A former Bridgeport man has been arrested in the first prosecution in the distribution of carfentanil, a drug 10,000 times more potent than morphine.
Charles Thelusma, 43, has been arrested on a federal criminal complaint charging him with possession with intent to distribute, and distribution of, heroin, carfentanil and U-47700.
Carfentanil is an opioid that is 100 times more potent than fentanyl, which is itself 50 times more potent than heroin. It is typically used as a tranquilizing agent for elephants and other large mammals. U-47700 is a synthetic opioid that is approximately seven times stronger than morphine.
Officials last year said there was no clear indication the opioid was in Connecticut.
But the state Office of the Chief Medical Examiner confirmed a man in Norwalk died on April 17 from an overdose involving carfentanil and other fentanyl analogues.
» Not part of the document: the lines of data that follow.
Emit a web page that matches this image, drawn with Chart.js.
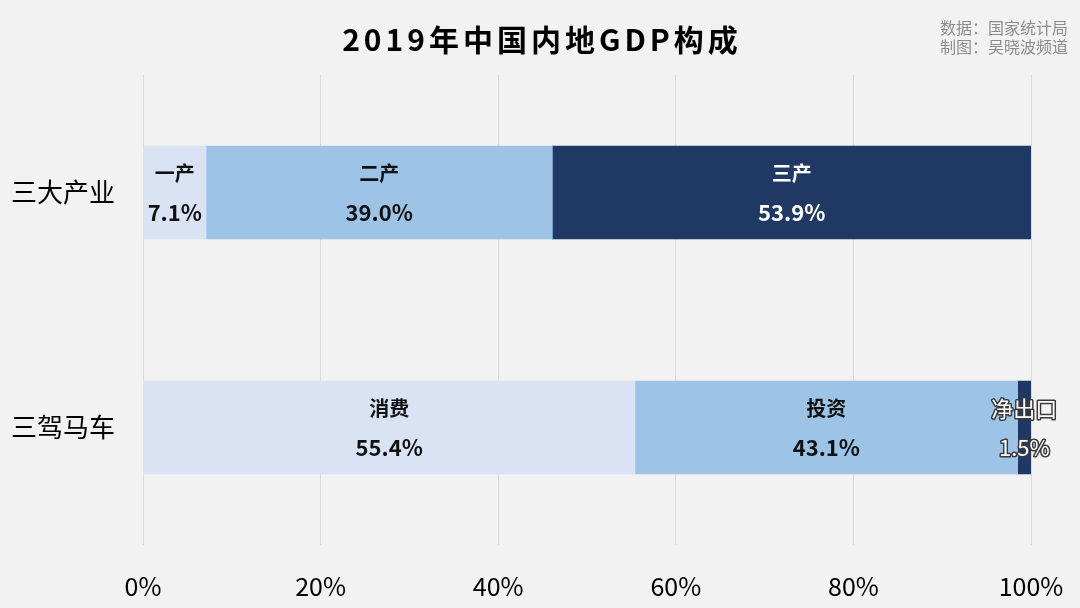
<!DOCTYPE html>
<html>
<head>
<meta charset="utf-8">
<script src="https://cdn.jsdelivr.net/npm/chart.js@4.4.1/dist/chart.umd.min.js"></script>
<style>
    html, body { margin: 0; padding: 0; background: #f2f2f2; }
    #wrap { width: 1080px; height: 608px; position: relative; }
</style>
</head>
<body>
<div id="wrap"><canvas id="gdpChart" width="1080" height="608"></canvas></div>
<script>
// 数据
const categories = ['三大产业', '三驾马车'];
const segmentNames = [
    ['一产', '二产', '三产'],
    ['消费', '投资', '净出口']
];
const part1 = [7.1, 55.4];
const part2 = [39.0, 43.1];
const part3 = [53.9, 1.5];
const xTicks = [0, 20, 40, 60, 80, 100];

const colors = ['#dae3f3', '#9dc3e6', '#203864'];
const FONT = '"Noto Sans CJK SC", "Noto Sans", sans-serif';

// 在柱子里写名称和百分比
const barLabels = {
    id: 'barLabels',
    afterDatasetsDraw(chart) {
        const ctx = chart.ctx;
        ctx.save();
        ctx.textAlign = 'center';
        ctx.textBaseline = 'middle';
        chart.data.datasets.forEach((ds, di) => {
            const meta = chart.getDatasetMeta(di);
            meta.data.forEach((bar, i) => {
                const cx = (bar.base + bar.x) / 2;
                const cy = bar.y;
                const name = segmentNames[i][di];
                const pct = ds.data[i].toFixed(1) + '%';
                const small = ds.data[i] < 3;
                if (small) {
                    // 太窄的段：白字描边
                    ctx.lineWidth = 3;
                    ctx.strokeStyle = '#3a3a3a';
                    ctx.fillStyle = '#ffffff';
                    ctx.lineJoin = 'round';
                    ctx.font = '22px ' + FONT;
                    ctx.strokeText(name, cx, cy - 19);
                    ctx.fillText(name, cx, cy - 19);
                    ctx.strokeText(pct, cx, cy + 20);
                    ctx.fillText(pct, cx, cy + 20);
                } else {
                    ctx.fillStyle = di === 2 ? '#ffffff' : '#111111';
                    ctx.font = 'bold 20px ' + FONT;
                    ctx.fillText(name, cx, cy - 19);
                    ctx.font = 'bold 22px ' + FONT;
                    ctx.fillText(pct, cx, cy + 20);
                }
            });
        });
        ctx.restore();
    }
};

// 标题和来源
const header = {
    id: 'header',
    afterDraw(chart) {
        const ctx = chart.ctx;
        ctx.save();
        ctx.fillStyle = '#000000';
        ctx.textAlign = 'center';
        ctx.textBaseline = 'middle';
        ctx.font = 'bold 30px ' + FONT;
        ctx.letterSpacing = '4px';
        ctx.fillText('2019年中国内地GDP构成', 542, 40);
        ctx.letterSpacing = '0px';
        ctx.fillStyle = '#8c8c8c';
        ctx.textAlign = 'right';
        ctx.font = '16px ' + FONT;
        ctx.fillText('数据：国家统计局', 1068, 28);
        ctx.fillText('制图：吴晓波频道', 1068, 47);
        ctx.restore();
    }
};

const ctx = document.getElementById('gdpChart').getContext('2d');
new Chart(ctx, {
    type: 'bar',
    data: {
        labels: categories,
        datasets: [part1, part2, part3].map((d, i) => ({
            data: d,
            backgroundColor: colors[i],
            borderWidth: 0,
            barThickness: 93
        }))
    },
    options: {
        indexAxis: 'y',
        responsive: false,
        animation: false,
        layout: { padding: { top: 75, right: 49, left: 0, bottom: 0 } },
        plugins: {
            legend: { display: false },
            tooltip: { enabled: false }
        },
        scales: {
            x: {
                stacked: true,
                min: 0,
                max: 100,
                afterBuildTicks(axis) {
                    axis.ticks = xTicks.map(v => ({ value: v }));
                },
                afterFit(axis) {
                    axis.height = 63;
                    axis.paddingLeft = 0;
                    axis.paddingRight = 0;
                },
                grid: { color: '#d9d9d9', drawTicks: false },
                border: { display: false },
                ticks: {
                    padding: 26,
                    color: '#000000',
                    font: { family: FONT, size: 25 },
                    callback: v => v + '%'
                }
            },
            y: {
                stacked: true,
                afterFit(axis) { axis.width = 143; },
                grid: { display: false, drawTicks: false },
                border: { display: false },
                ticks: {
                    padding: 28,
                    color: '#000000',
                    font: { family: FONT, size: 26 }
                }
            }
        }
    },
    plugins: [barLabels, header]
});
</script>
</body>
</html>
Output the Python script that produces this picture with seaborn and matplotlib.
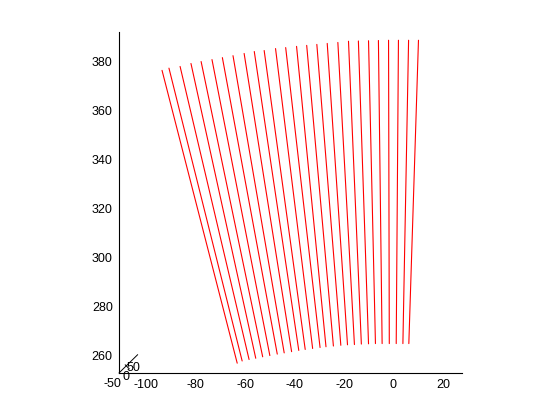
"""Fan of red segments, MATLAB-style top view, redrawn with seaborn."""

import matplotlib.pyplot as plt
import numpy as np
import pandas as pd
import seaborn as sns

# line end points (data units)
x_bottom = [-63.2, -61.2, -58.4, -55.7, -52.9, -50.0, -47.0, -44.2, -41.2, -38.3,
            -35.7, -32.7, -29.7, -27.3, -24.3, -21.3, -18.6, -15.8, -13.0, -10.1,
            -7.3, -4.6, -1.7, 1.1, 3.8, 6.2]
y_bottom = [256.9, 257.8, 258.4, 258.9, 259.5, 260.0, 260.6, 261.1, 261.6, 262.1,
            262.5, 262.9, 263.3, 263.6, 263.9, 264.2, 264.4, 264.5, 264.7, 264.8,
            264.9, 264.9, 264.9, 264.9, 264.9, 264.9]
x_top = [-93.6, -90.8, -86.3, -81.9, -77.8, -73.4, -69.2, -64.9, -60.4, -56.3,
         -52.3, -47.7, -43.6, -39.2, -35.1, -31.0, -26.8, -22.5, -18.2, -14.2,
         -10.1, -6.1, -2.0, 2.0, 6.1, 10.1]
y_top = [376.5, 377.4, 378.1, 379.3, 380.1, 380.9, 381.7, 382.5, 383.4, 384.2,
         384.6, 385.4, 385.8, 386.3, 386.7, 387.1, 387.5, 387.9, 388.4, 388.5,
         388.6, 388.7, 388.8, 388.8, 388.8, 388.8]

x_ticks = [-100, -80, -60, -40, -20, 0, 20]
y_ticks = [260, 280, 300, 320, 340, 360, 380]
z_tick_labels = ["-50", "0", "50"]
x_lim = (-111, 27.7)
y_lim = (252.9, 392.2)


def main() -> None:
    sns.set_style("white")
    plt.rcParams["font.family"] = ["Liberation Sans", "DejaVu Sans"]
    plt.rcParams["axes.unicode_minus"] = False
    plt.rcParams["text.color"] = "black"
    plt.rcParams["xtick.color"] = "black"
    plt.rcParams["ytick.color"] = "black"

    n = len(x_bottom)
    df = pd.DataFrame({
        "x": np.concatenate([x_bottom, x_top]),
        "y": np.concatenate([y_bottom, y_top]),
        "line": np.concatenate([np.arange(n), np.arange(n)]),
        "order": np.repeat([0, 1], n),
    }).sort_values(["line", "order"])

    fig = plt.figure(figsize=(5.6, 4.2), dpi=100)
    ax = fig.add_axes([0.2125, 0.112, 0.6125, 0.812])
    sns.lineplot(data=df, x="x", y="y", units="line", estimator=None, sort=False,
                 color="#ff0000", linewidth=0.8, ax=ax)

    ax.set_xlim(*x_lim)
    ax.set_ylim(*y_lim)
    ax.set_xticks(x_ticks)
    ax.set_yticks(y_ticks)
    ax.set_xlabel("")
    ax.set_ylabel("")
    for side in ("top", "right"):
        ax.spines[side].set_visible(False)
    for side in ("left", "bottom"):
        ax.spines[side].set_color("black")
        ax.spines[side].set_linewidth(0.8)
    ax.tick_params(direction="in", length=3, width=0.8, colors="black",
                   labelsize=9, pad=4.5)

    # stub of the third (z) axis seen almost end-on
    ax.plot([0, 0.0545], [0, 0.0537], color="black", lw=0.7,
            transform=ax.transAxes, clip_on=False)
    ax.plot([0.018, 0.03], [0.024, 0.012], color="black", lw=0.7,
            transform=ax.transAxes, clip_on=False)
    for lab, (tx, ty) in zip(z_tick_labels, [(-0.018, -0.032), (0.02, -0.012), (0.042, 0.014)]):
        ax.text(tx, ty, lab, transform=ax.transAxes, ha="center", va="center",
                fontsize=9, color="black", clip_on=False)

    fig.savefig("out.png", dpi=100)


if __name__ == "__main__":
    main()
The ME’s office said the man’s death, ruled accidental because it was an overdose, was caused by acute intoxication due to combined effects of carfentanil, fentanyl, acetyl fentanyl, butyryl fentanyl, heroin, Etizolam, methadone and alprazolam, an anxiety medication.
The man also had a synthetic opioid called U-47700 in his system.
According to federal prosecutors, on two occasions in March and May 2017, law enforcement coordinated a controlled purchases of heroin from Thelusma.
In both instances, an individual working for Thelusma completed the drug transactions at predetermined locations in Bridgeport. On May 24, 2017, law enforcement conducted a controlled purchase of three bundles heroin (30 dose bags) from Thelusma in exchange for $200, prosecutors said.
Thelusma directed the purchaser to a hotel in Elmsford, N.Y., to complete the transaction. Laboratory analysis of the drugs purchased on May 24 confirmed the presence of heroin, carfentanil and U47700.
Thelusma was arrested Wednesday at the hotel in Elmsford, where he had been residing. He appeared yesterday before U.S. Magistrate Judge William I. Garfinkel in Bridgeport and was ordered detained. The charge carries a maximum term of imprisonment of 20 years.
‘The scourge of opioid abuse’
“This is the first federal prosecution involving carfentanil in Connecticut,” said U.S. Attorney Deirdre Daly said in a release. “We will continue to devote numerous federal resources to battle the scourge of opioid abuse and distribution, and our commitment becomes stronger as these illegal drugs become more sinister and deadly. This investigation is ongoing.”
“Those suffering from opioid addiction need access to treatment and recovery,” said DEA Special Agent in Charge Michael J. Ferguson. “But those responsible for the distribution of heroin and deadly synthetic opioids like carfentanil and U-47700 need to be held accountable for their actions. This investigation demonstrates the strength of collaborative law enforcement in Connecticut and our strong partnership with the U.S. Attorney’s Office to aggressively seek and bring to justice anyone who distributes these poisons.”
“I would like to commend my officers for their excellent work on following up with this investigation in regards to this very dangerous drug,” said Norwalk Police Chief Thomas Kulhawik. “I also thank the DEA and U.S. Attorney’s Office for their valuable assistance and partnership in working on this case which lead to the arrest.”